Harvesting Hope: Prof. Gustavo Setrini writes article for Americas Quarterly

As appearing in Americas Quarterly

Harvesting Hope
by Gustavo Setrini

Being a consumer today is a fraught enterprise. The marketplace is no longer simply a venue for satisfying individual preferences. It is now an arena for expressing social and political identity, and even a mechanism for addressing some of consumerism’s less desirable side effects—from environmental degradation to exploitative labor practices. But consumerism’s newfound potential has bred new anxieties. The world’s shoppers increasingly feel pressure to inform themselves about how the goods they buy are produced and to take action and create change.

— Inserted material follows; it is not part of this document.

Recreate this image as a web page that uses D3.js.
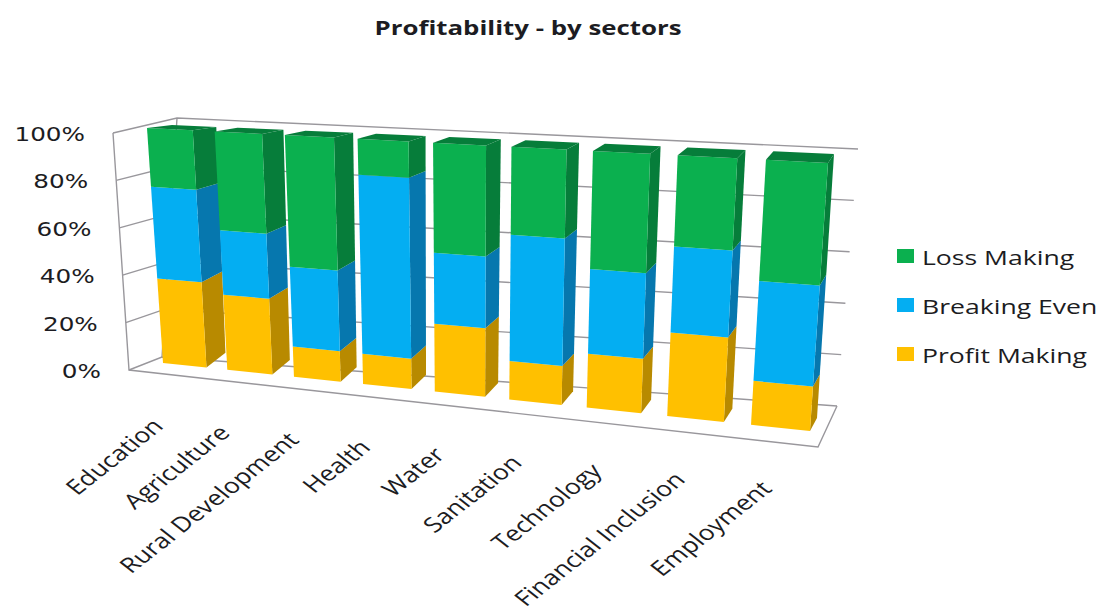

Agriculture, which accounted for 35 percent of global employment in 20091 and 11 percent of the average total anthropogenic greenhouse gas emissions produced between 2001 and 2010, has been under particularly close scrutiny. News stories, books and films have increasingly drawn attention to cases of environmental and social exploitation in the global agricultural system, prompting consumers to contemplate the fairness and sustainability of the opaque industries that deliver so much of their food, fiber and fuel; to wonder whether they are unwittingly complicit in these abuses; and to cast about for the appropriate reaction.

They don’t have to cast very far. Almost daily, they are encouraged to shop better—often by the purveyors of the very goods that made them anxious in the first place—to vote with their forks and wallets, and to do right by the planet and the poor with their purchases.